Professor Jean Zorn, law teacher in New York and Florida, has been a firm friend since UPNG days, where she started teaching my UPNG law class about Torrens title and livery of seisin by introducing us to the notion of customary law. We have shared much together, and her thoughtful insights on many things, particularly feminist law, customary legal systems and scholarship on intersectionality, have been most welcome.

Dr Katherine (Kathy) Lepani has also been a good friend from PNG, and is now a colleague at The Australian National University. She helped immeasurably by sharing many useful insights and hints into the research process, as well as much information from her work with HIV in PNG. From the outset, she has provided sage advice and reading suggestions, and has always been ready to act as a sounding board for many of my ideas and theories.

I owe much to many other teachers, near and far (both in space and time), and particularly (in chronological order): Professor Peter Lawrence, who nearly made a full-time anthropologist of me; C.J. (Joe) Lynch, who first introduced me to law by showing me how legislative drafting can be a truly exciting, creative, significant process; Professor Peter Fitzpatrick, who, Buddha-like, taught jurisprudence under a tree behind the UPNG Forum, and recently, with Ben Golder, imparted much new insight about Michel Foucault.

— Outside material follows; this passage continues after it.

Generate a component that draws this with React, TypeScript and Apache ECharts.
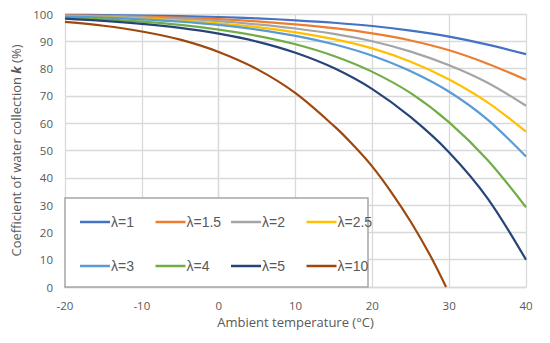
import React, { useEffect, useRef } from "react";
import * as echarts from "echarts";

const temps = [-20, -15, -10, -5, 0, 5, 10, 15, 20, 25, 30, 35, 40];
const seriesNames = ["λ=1", "λ=1.5", "λ=2", "λ=2.5", "λ=3", "λ=4", "λ=5", "λ=10"];
const colors = ["#4472C4", "#ED7D31", "#A5A5A5", "#FFC000", "#5B9BD5", "#70AD47", "#264478", "#9E480E"];

const k1 = [99.7, 99.6, 99.45, 99.2, 98.9, 98.4, 97.7, 96.8, 95.6, 93.9, 91.7, 88.8, 85.3];
const k15 = [99.55, 99.35, 99.05, 98.65, 98.1, 97.3, 96.2, 94.8, 92.9, 90.3, 86.7, 81.8, 75.9];
const k2 = [99.4, 99.15, 98.75, 98.2, 97.4, 96.2, 94.7, 92.7, 90.0, 86.2, 81.2, 74.8, 66.4];
const k25 = [99.15, 98.8, 98.3, 97.6, 96.6, 95.2, 93.3, 90.8, 87.4, 82.5, 76.0, 67.6, 56.9];
const k3 = [99.05, 98.65, 98.05, 97.2, 96.0, 94.3, 92.0, 88.9, 84.7, 79.0, 71.5, 61.3, 47.8];
const k4 = [98.6, 98.0, 97.2, 96.0, 94.3, 92.0, 88.9, 84.6, 78.8, 71.0, 60.3, 46.5, 29.2];
const k5 = [98.3, 97.5, 96.4, 94.9, 92.8, 89.9, 85.8, 80.2, 72.5, 62.2, 49.3, 32.5, 10.0];
const temps10 = [-20, -15, -10, -5, 0, 5, 10, 15, 17.5, 20, 22.5, 25, 27.5, 29.6];
const k10 = [97.1, 95.7, 93.6, 90.6, 86.1, 79.8, 71.0, 59.0, 52.0, 44.1, 34.6, 23.9, 11.7, 0];

const xTicks = { min: -20, max: 40, interval: 10 };
const yTicks = { min: 0, max: 100, interval: 10 };

export default function App() {
  const ref = useRef<HTMLDivElement>(null);
  useEffect(() => {
    if (!ref.current) return;
    document.body.style.margin = "0";
    const chart = echarts.init(ref.current, null, { renderer: "svg" });
    const allY = [k1, k15, k2, k25, k3, k4, k5];
    const seriesData = allY.map((ys) => temps.map((t, i) => [t, ys[i]]));
    seriesData.push(temps10.map((t, i) => [t, k10[i]]));

    const legendCols = [80, 155.5, 231, 306.5];
    const legendRows = [215, 259];
    const legends = seriesNames.map((n, i) => ({
      data: [n],
      left: legendCols[i % 4],
      top: legendRows[Math.floor(i / 4)],
      padding: 0,
      icon: "rect",
      itemWidth: 30,
      itemHeight: 2.5,
      itemGap: 0,
      selectedMode: false,
      z: 10,
      textStyle: { fontFamily: "Liberation Sans", fontSize: 14, color: "#595959", padding: [0, 0, 0, -4] },
    }));

    chart.setOption({
      animation: false,
      textStyle: { fontFamily: "Open Sans" },
      grid: { left: 65, right: 24, top: 14, bottom: 56 },
      legend: legends,
      graphic: [
        {
          type: "rect",
          z: 5,
          shape: { x: 65, y: 198, width: 303, height: 89 },
          style: { fill: "#ffffff", stroke: "#A6A6A6", lineWidth: 1.5 },
        },
      ],
      xAxis: {
        type: "value",
        min: xTicks.min,
        max: xTicks.max,
        interval: xTicks.interval,
        name: "Ambient temperature (°C)",
        nameLocation: "middle",
        nameGap: 28,
        nameTextStyle: { fontSize: 13, color: "#595959", fontFamily: "Open Sans" },
        axisLine: { show: true, lineStyle: { color: "#D9D9D9", width: 1.3 } },
        axisTick: { show: false },
        axisLabel: { color: "#595959", fontSize: 11.5, margin: 12, fontFamily: "Open Sans" },
        splitLine: { show: true, lineStyle: { color: "#D9D9D9", width: 1.3 } },
      },
      yAxis: {
        type: "value",
        min: yTicks.min,
        max: yTicks.max,
        interval: yTicks.interval,
        name: "Coefficient of water collection {k|k} (%)",
        nameLocation: "middle",
        nameGap: 40,
        nameTextStyle: {
          fontSize: 13,
          color: "#595959",
          fontFamily: "Open Sans",
          rich: { k: { fontSize: 13, color: "#595959", fontStyle: "italic", fontWeight: "bold", fontFamily: "Open Sans" } },
        },
        axisLine: { show: true, lineStyle: { color: "#D9D9D9", width: 1.3 } },
        axisTick: { show: false },
        axisLabel: { color: "#595959", fontSize: 11.5, margin: 12, fontFamily: "Open Sans" },
        splitLine: { show: true, lineStyle: { color: "#D9D9D9", width: 1.3 } },
      },
      series: seriesNames.map((n, i) => ({
        name: n,
        type: "line",
        data: seriesData[i],
        smooth: 0.33,
        symbol: "none",
        color: colors[i],
        lineStyle: { color: colors[i], width: 2.2 },
        z: 3,
      })),
    });
    return () => chart.dispose();
  }, []);
  return <div ref={ref} style={{ width: 550, height: 343 }} />;
}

The staff and students of the former Gender Relations Centre at The Australian National University, and of the current School of Culture, History and Language, and many other academics and staff of the former Research School of Pacific and Asian Studies, gave willingly of their friendship, support and camaraderie. Particular thanks go to Aileen Pangutalan-Mijares, Dr Frances Steel, Dr Greg Dvorak, Dr Cathy Hine and Dr Ruth Saovana-Spriggs, for sharing office spaces, lunches, discussion, tips and workload generally. Wherever you all are now (some near, some far), I thank you. I also thank principals and staff, past and present, of Burgmann College for providing a wonderful base from which to operate for so many years. Dr Carolyn Brewer has proved to be a wonderful editor, as well as a good friend. Thanks go also to Professor Gil Herdt, Dr Vicki Luker, Professor Sally Engle Merry, Wayne Morgan and Dr Laura Zimmer Tamakoshi, for critical reading and inspiring comment on the manuscript through its various metamorphoses.

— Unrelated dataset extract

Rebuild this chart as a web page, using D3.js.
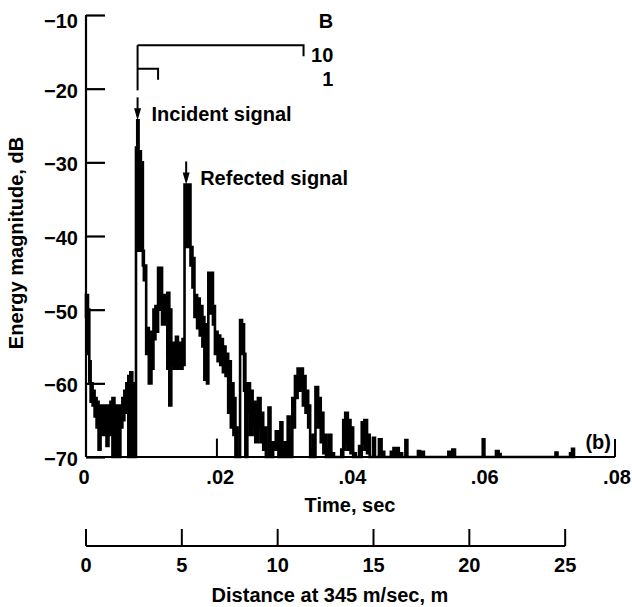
<!DOCTYPE html>
<html>
<head>
<meta charset="utf-8">
<script src="https://cdn.jsdelivr.net/npm/d3@7"></script>
<style>
  html, body { margin: 0; padding: 0; background: #fff; }
  svg text { font-family: "Liberation Sans", Arial, Helvetica, sans-serif; font-weight: bold; fill: #000; }
</style>
</head>
<body>
<svg id="chart" width="632" height="607"></svg>
<script>
// Energy-time curve: step segments with an upper and lower edge of the dark band (ms, dB)
const timeMs = [0.0,0.3,0.5,0.7,1.0,1.3,1.6,1.9,2.2,2.5,2.8,3.1,3.4,3.7,4.0,4.3,4.6,4.9,5.2,5.5,5.8,6.1,6.4,6.7,7.0,7.3,
  7.56,7.75,7.95,8.3,8.6,8.75,9.1,9.5,9.9,10.2,10.5,10.9,11.5,11.9,12.3,12.6,12.9,13.3,13.6,13.9,14.3,14.6,
  14.9,15.8,16.1,16.4,16.8,17.2,17.6,17.9,18.3,18.5,19.2,19.5,19.9,20.3,20.7,21.1,21.5,21.9,22.3,22.6,22.9,
  23.3,23.6,23.9,24.1,24.4,24.8,25.2,25.6,26.0,26.4,26.8,27.2,27.6,27.9,28.3,28.7,29.1,29.4,29.7,30.1,30.5,30.8,
  31.2,31.6,32.0,32.4,32.8,33.2,33.6,33.9,34.3,34.7,35.1,35.5,35.9,36.3,36.7,37.1,37.5,38.6,38.9,39.2,39.6,40.0,40.4,40.8,
  41.3,41.7,42.1,42.5,42.9,43.4,43.7,44.3,44.7,45.1,46.1,46.5,47.3,47.8,48.3,48.6,50.2,50.5,50.8,51.1,54.8,55.4,55.8,
  60.0,60.25,62.0,62.4,62.7,71.0,71.3,73.2,73.5,73.8];
const upperDb = [-48,-50,-57,-60,-61,-62,-62.5,-63,-63,-64,-63,-64.5,-63,-62.5,-62,-63,-65,-63,-63,-62,-61,-60,-59,-58.5,-60,-66,
  -28,-24.3,-28.5,-30,-42,-44,-52.5,-54,-53,-50,-49.5,-44.3,-48.5,-48,-47.7,-50,-54.5,-55,-53.7,-54.5,-55.5,-54,
  -33,-41.5,-43,-48,-48.5,-49.5,-51,-52,-53,-45,-49.5,-53,-53.5,-54,-55,-56,-57,-60,-62,-66,-70,
  -51.4,-52,-56,-66,-60,-61,-62.5,-63,-62,-64,-66,-70,-63.3,-68,-68,-66.5,-68.5,-65.3,-69,-68,-64.5,-67.5,
  -62,-59,-58,-58,-59,-61,-63,-69,-67,-60.5,-62,-64,-67,-69,-67,-69.5,-70,-69,-65,-64,-65,-66,-69.5,-70,
  -68.5,-65.3,-65,-67,-70,-67.4,-70,-67.6,-69.3,-70,-69.3,-68.8,-69.5,-70,-67.7,-70,-69.2,-70,-69.3,-70,-69.3,-69,-70,
  -67.6,-70,-69.2,-69.6,-70,-69.4,-70,-69.5,-68.9,-70];
const lowerDb = [-51,-56,-60,-62.5,-63,-64.5,-66,-69,-65,-67,-66,-68.5,-66,-67,-70,-68,-70,-70,-66,-65,-64,-63,-70,-62,-70,-70,
  -42,-42,-42,-42,-44,-46,-56,-60,-58,-54,-53,-50,-52,-51,-58,-63,-57.5,-58,-57,-58,-58,-57.5,
  -41.5,-44,-47,-51,-52.5,-53.5,-55,-59.5,-60,-50.5,-52,-56,-57,-57.5,-58.5,-59,-64,-66,-67,-70,-70,
  -54,-56,-61,-70,-64,-67,-66,-68,-66,-68,-69,-70,-65,-70,-69,-69,-70,-67,-70,-70,-67,-70,
  -66,-62,-61,-60.5,-63,-64,-66,-70,-70,-64,-66,-68,-69.5,-70,-70,-70,-70,-70,-69,-68,-69,-69.5,-70,-70,
  -70,-68,-69,-69.5,-70,-70,-70,-69.5,-70,-70,-70,-70,-70,-70,-70,-70,-70,-70,-70,-70,-70,-70,-70,
  -70,-70,-70,-70,-70,-70,-70,-70,-70,-70];

// Isolated thin returns rising from the floor (ms, dB)
const spikeMs = [19.8];
const spikeDb = [-67.5];

// Axis ticks and labels
const dbTicks = [-10, -20, -30, -40, -50, -60, -70];
const timeTicks = [0, 0.02, 0.04, 0.06, 0.08];
const timeTickLabels = ["0", ".02", ".04", ".06", ".08"];
const distanceTicks = [0, 5, 10, 15, 20, 25];
const soundSpeed = 345; // m/sec

// Arrow annotations (ms, dB at arrow tip)
const arrowLabels = ["Incident signal", "Refected signal"];
const arrowMs = [7.8, 15.15];
const arrowDb = [-24.3, -33];

// Window brackets: start / end (ms) and level (dB), with right-hand labels
const bracketStartMs = [7.8, 7.8];
const bracketEndMs = [32.9, 10.9];
const bracketDb = [-14.1, -17.3];
const bracketLabels = ["10", "1"];
const bracketHeader = "B";

const svg = d3.select("#chart");
const x = d3.scaleLinear().domain([0, 0.08]).range([86, 615]);
const y = d3.scaleLinear().domain([-70, -10]).range([457, 15]);
const xDist = d3.scaleLinear().domain([0, 0.08 * soundSpeed]).range([86, 615]);
const FS = 20;

const rows = timeMs.map((t, i) => ({ t: t / 1000, hi: upperDb[i], lo: lowerDb[i] }));

// Signal band
const area = d3.area()
  .x(d => x(d.t))
  .y0(d => y(d.lo))
  .y1(d => y(d.hi))
  .curve(d3.curveStepAfter);

svg.append("path")
  .datum(rows)
  .attr("d", area)
  .attr("fill", "#000")
  .attr("stroke", "#000")
  .attr("stroke-width", 2.6)
  .attr("stroke-linejoin", "miter");

svg.selectAll("line.spike")
  .data(spikeMs.map((t, i) => ({ t: t / 1000, v: spikeDb[i] })))
  .join("line")
  .attr("class", "spike")
  .attr("x1", d => x(d.t)).attr("x2", d => x(d.t))
  .attr("y1", y(-70)).attr("y2", d => y(d.v))
  .attr("stroke", "#000").attr("stroke-width", 2);

// Y axis with inward ticks
const yAxis = svg.append("g").attr("transform", `translate(${x(0)},0)`)
  .call(d3.axisRight(y).tickValues(dbTicks).tickSize(19).tickFormat(""));
yAxis.select(".domain").attr("d", `M0,${y(-10)}V${y(-70)}`).attr("stroke-width", 2.2);
yAxis.selectAll(".tick line").attr("stroke-width", 2.2);

svg.selectAll("text.ylab")
  .data(dbTicks)
  .join("text")
  .attr("class", "ylab")
  .attr("x", 78)
  .attr("y", d => y(d) + (d === -10 ? 6 : 2))
  .attr("dy", "0.35em")
  .attr("text-anchor", "end")
  .attr("font-size", FS)
  .text(d => d3.format("d")(d));

// Time axis
svg.append("line")
  .attr("x1", x(0)).attr("x2", x(0.08))
  .attr("y1", y(-70)).attr("y2", y(-70))
  .attr("stroke", "#000").attr("stroke-width", 2.2);
svg.append("line")
  .attr("x1", x(0.08)).attr("x2", x(0.08))
  .attr("y1", y(-70)).attr("y2", y(-70) - 18)
  .attr("stroke", "#000").attr("stroke-width", 2);

svg.selectAll("text.xlab")
  .data(timeTicks)
  .join("text")
  .attr("class", "xlab")
  .attr("x", d => x(d) + (d === 0 ? -2 : 2))
  .attr("y", 484)
  .attr("text-anchor", "middle")
  .attr("font-size", FS)
  .text((d, i) => timeTickLabels[i]);

svg.append("text")
  .attr("x", 350).attr("y", 512)
  .attr("text-anchor", "middle")
  .attr("font-size", FS)
  .text("Time, sec");

svg.append("text")
  .attr("x", x(0.08) - 4).attr("y", 449)
  .attr("text-anchor", "end")
  .attr("font-size", FS)
  .text("(b)");

// Y axis title
svg.append("text")
  .attr("transform", "translate(23,243) rotate(-90)")
  .attr("text-anchor", "middle")
  .attr("font-size", FS)
  .text("Energy magnitude, dB");

// Distance axis
const dAxisY = 546;
const dAxis = svg.append("g").attr("transform", `translate(0,${dAxisY})`);
dAxis.append("line")
  .attr("x1", xDist(0)).attr("x2", xDist(25))
  .attr("stroke", "#000").attr("stroke-width", 2);
dAxis.selectAll("line.dtick")
  .data(distanceTicks)
  .join("line")
  .attr("class", "dtick")
  .attr("x1", d => xDist(d)).attr("x2", d => xDist(d))
  .attr("y1", 0).attr("y2", -17)
  .attr("stroke", "#000").attr("stroke-width", 2);
dAxis.selectAll("text")
  .data(distanceTicks)
  .join("text")
  .attr("x", d => xDist(d))
  .attr("y", 26)
  .attr("text-anchor", "middle")
  .attr("font-size", FS)
  .text(d => d);

svg.append("text")
  .attr("x", 330).attr("y", 602)
  .attr("text-anchor", "middle")
  .attr("font-size", FS)
  .text("Distance at 345 m/sec, m");

// Brackets
const bracketG = svg.append("g").attr("stroke", "#000").attr("stroke-width", 2).attr("fill", "none");
bracketStartMs.forEach((s, i) => {
  const x0 = x(s / 1000), x1 = x(bracketEndMs[i] / 1000), yy = y(bracketDb[i]);
  bracketG.append("path").attr("d", `M${x0},${yy}H${x1}V${yy + 11}`);
});
// vertical stem from the upper bracket down toward the incident arrow
bracketG.append("line")
  .attr("x1", x(bracketStartMs[0] / 1000)).attr("x2", x(bracketStartMs[0] / 1000))
  .attr("y1", y(bracketDb[0])).attr("y2", y(arrowDb[0]) - 30);

const labelX = x(0.0374);
svg.append("text").attr("x", labelX).attr("y", 28).attr("text-anchor", "end").attr("font-size", FS).text(bracketHeader);
bracketLabels.forEach((lab, i) => {
  svg.append("text")
    .attr("x", labelX)
    .attr("y", y(bracketDb[i]) + 17)
    .attr("text-anchor", "end")
    .attr("font-size", FS)
    .text(lab);
});

// Arrows and their labels
arrowLabels.forEach((lab, i) => {
  const ax = x(arrowMs[i] / 1000), tip = y(arrowDb[i]);
  svg.append("line")
    .attr("x1", ax).attr("x2", ax)
    .attr("y1", tip - 23).attr("y2", tip - 4)
    .attr("stroke", "#000").attr("stroke-width", 2);
  svg.append("path")
    .attr("d", `M${ax - 3.5},${tip - 12}L${ax + 3.5},${tip - 12}L${ax},${tip}Z`)
    .attr("fill", "#000");
  svg.append("text")
    .attr("x", ax + 14)
    .attr("y", tip + 1)
    .attr("font-size", FS)
    .text(lab);
});
</script>
</body>
</html>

Most of all though, my thanks go to the many in PNG who have helped in some way. I thank Josepha Namsu Kiris and Keith Stebbins for their treasured friendship over the years, for shelter and cheer, for being always there for me when I needed them. I owe much to all those who assisted in my field research, but I wish particularly to acknowledge the Port Moresby branch of the Poro Sapot Project, a project of the international NGO Save the Children, and all its staff and volunteers past and present, particularly Topa Hershey, Paula Neville, Janet Kilai and the late Jason Lavare, who gave unstintingly of their time and friendship. I thank Dr Fiona Hukula-Kenema, Jim Robins and the library staff of the National Research Institute, the staff of the National Court library and archives, and of the National Archives in Port Moresby, who in various ways helped my research. A special thanks to Moses Tau and CHM Recording Studios for making his wonderful music available for my use; and to my many friends at the bar and on the Bench, particularly Sir Robert Woods, Justice Sao Gabi and Justice David Cannings, for much useful legal information and mentoring.

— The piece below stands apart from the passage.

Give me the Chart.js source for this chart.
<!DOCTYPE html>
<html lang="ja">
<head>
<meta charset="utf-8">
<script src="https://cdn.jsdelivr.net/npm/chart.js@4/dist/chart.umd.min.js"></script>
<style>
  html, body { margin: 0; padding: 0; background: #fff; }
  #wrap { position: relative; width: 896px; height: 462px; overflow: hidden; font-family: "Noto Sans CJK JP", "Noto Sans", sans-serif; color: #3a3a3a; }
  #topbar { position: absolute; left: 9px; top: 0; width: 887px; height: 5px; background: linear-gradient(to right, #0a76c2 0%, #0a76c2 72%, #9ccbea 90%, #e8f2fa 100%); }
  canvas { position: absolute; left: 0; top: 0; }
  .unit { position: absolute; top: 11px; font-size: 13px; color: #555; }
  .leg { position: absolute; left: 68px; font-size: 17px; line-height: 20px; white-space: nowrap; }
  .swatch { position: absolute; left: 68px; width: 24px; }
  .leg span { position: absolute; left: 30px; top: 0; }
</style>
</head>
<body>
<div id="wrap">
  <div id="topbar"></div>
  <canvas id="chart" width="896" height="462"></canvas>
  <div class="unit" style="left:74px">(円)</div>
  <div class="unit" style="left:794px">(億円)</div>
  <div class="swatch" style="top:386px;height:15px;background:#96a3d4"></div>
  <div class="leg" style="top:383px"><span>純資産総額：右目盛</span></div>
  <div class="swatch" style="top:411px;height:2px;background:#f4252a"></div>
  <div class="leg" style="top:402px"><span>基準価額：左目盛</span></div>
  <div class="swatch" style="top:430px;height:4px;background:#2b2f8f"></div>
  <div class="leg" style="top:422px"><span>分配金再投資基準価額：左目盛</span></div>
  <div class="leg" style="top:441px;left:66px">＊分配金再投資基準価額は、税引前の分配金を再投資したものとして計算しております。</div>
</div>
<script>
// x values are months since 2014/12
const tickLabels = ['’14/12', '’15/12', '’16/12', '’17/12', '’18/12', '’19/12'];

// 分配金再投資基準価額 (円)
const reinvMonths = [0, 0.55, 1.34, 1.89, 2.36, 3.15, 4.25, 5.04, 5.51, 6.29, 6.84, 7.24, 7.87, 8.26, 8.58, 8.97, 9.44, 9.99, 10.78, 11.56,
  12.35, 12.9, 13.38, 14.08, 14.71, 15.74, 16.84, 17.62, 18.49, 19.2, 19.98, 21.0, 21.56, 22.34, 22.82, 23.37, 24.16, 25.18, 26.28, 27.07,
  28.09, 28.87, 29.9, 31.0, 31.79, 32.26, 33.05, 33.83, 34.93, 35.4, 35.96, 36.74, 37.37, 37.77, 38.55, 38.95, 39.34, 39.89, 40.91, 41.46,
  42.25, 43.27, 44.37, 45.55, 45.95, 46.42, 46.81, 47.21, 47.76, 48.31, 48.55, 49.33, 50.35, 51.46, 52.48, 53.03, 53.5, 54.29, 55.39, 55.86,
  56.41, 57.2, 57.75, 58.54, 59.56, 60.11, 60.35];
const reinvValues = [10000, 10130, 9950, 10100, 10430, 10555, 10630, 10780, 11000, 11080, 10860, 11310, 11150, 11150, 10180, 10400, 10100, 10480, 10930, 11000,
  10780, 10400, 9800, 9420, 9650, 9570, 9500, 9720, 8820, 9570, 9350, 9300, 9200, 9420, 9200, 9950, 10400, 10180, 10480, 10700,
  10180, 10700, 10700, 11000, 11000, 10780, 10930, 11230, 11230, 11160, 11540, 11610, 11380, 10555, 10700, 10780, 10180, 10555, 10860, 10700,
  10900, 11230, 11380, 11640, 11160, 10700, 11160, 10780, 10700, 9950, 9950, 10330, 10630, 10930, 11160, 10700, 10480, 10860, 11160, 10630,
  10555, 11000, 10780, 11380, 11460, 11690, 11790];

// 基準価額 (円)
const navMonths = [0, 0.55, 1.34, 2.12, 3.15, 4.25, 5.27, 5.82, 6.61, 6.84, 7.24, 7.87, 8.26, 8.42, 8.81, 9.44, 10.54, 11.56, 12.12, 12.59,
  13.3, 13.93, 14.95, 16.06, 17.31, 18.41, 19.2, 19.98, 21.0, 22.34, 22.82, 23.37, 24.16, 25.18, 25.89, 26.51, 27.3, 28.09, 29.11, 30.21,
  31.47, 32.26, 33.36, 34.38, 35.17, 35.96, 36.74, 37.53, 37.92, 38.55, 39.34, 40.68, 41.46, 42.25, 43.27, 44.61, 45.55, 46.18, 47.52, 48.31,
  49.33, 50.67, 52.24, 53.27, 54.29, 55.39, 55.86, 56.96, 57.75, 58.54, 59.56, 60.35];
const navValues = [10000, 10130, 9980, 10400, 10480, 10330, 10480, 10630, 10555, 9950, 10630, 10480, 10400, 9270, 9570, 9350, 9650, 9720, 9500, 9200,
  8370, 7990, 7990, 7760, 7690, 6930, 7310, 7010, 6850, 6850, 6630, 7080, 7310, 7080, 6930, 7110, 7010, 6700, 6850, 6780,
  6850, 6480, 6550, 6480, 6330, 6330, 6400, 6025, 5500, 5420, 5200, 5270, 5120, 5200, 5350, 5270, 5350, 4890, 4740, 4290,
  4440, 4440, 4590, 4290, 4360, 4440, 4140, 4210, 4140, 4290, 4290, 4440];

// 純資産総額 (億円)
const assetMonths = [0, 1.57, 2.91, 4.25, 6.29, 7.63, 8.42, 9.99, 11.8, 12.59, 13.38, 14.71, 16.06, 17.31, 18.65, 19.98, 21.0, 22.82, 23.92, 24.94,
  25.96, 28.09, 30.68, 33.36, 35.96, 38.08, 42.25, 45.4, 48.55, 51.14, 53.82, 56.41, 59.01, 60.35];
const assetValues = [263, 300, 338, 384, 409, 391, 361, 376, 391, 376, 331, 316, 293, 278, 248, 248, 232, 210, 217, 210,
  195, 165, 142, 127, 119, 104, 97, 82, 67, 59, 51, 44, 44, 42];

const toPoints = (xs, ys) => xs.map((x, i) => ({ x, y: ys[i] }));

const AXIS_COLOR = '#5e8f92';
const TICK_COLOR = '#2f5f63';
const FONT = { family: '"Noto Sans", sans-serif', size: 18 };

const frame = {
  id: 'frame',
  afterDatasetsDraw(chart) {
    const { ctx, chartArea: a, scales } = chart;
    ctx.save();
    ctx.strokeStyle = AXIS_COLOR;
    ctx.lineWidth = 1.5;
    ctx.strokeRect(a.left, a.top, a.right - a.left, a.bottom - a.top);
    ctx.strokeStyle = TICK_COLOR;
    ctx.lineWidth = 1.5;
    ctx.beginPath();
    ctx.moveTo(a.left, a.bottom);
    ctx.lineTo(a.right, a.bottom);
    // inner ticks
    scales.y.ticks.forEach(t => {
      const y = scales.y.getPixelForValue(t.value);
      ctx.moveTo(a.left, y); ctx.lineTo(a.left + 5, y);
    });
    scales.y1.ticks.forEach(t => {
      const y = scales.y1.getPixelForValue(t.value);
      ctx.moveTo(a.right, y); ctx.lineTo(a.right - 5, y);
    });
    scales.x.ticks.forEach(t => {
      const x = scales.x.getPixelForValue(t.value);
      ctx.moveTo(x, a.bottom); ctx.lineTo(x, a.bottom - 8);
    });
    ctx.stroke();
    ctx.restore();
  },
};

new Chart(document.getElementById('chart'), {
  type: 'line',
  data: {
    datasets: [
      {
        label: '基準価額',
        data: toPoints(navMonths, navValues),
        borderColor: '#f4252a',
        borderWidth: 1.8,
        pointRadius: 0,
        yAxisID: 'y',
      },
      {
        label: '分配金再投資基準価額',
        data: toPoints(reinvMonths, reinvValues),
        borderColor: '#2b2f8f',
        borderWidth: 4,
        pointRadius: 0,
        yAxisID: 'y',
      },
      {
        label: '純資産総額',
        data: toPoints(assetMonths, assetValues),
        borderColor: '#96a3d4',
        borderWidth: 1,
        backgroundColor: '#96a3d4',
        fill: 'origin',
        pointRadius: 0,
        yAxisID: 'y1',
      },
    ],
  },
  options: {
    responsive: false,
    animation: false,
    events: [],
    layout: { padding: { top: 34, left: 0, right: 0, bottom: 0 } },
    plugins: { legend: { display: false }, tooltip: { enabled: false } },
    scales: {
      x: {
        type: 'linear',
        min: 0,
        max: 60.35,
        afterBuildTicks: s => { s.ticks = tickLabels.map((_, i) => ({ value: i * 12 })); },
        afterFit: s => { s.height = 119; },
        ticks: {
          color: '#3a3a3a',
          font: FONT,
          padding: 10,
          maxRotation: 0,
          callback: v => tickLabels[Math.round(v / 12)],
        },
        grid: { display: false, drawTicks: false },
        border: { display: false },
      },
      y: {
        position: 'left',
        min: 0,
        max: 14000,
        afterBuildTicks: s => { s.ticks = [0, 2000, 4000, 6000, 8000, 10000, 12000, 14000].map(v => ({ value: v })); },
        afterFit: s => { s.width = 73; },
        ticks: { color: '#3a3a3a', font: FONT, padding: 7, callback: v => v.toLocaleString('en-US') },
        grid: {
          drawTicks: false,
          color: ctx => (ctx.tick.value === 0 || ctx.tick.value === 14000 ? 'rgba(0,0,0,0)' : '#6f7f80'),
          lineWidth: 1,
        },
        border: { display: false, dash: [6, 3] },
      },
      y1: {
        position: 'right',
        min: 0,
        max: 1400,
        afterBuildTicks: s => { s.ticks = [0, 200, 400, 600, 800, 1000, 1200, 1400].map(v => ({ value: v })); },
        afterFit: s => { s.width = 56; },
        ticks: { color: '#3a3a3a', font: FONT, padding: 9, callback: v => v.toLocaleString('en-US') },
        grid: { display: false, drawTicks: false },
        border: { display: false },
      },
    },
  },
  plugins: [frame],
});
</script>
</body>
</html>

Finally, I wish to express my deep regret that I am not able to name and thereby honour those to whom I owe the greatest thanks, whose contribution to this book was a sine qua non. They tolerated my intrusions into their personal lives, opened their hearts and gave freely of their thoughts, their fears and their stories, and I am still at a loss as to how I might reciprocate. I can only hope that this work of mine will somehow, sometime, help to repay the debt and ease the burden.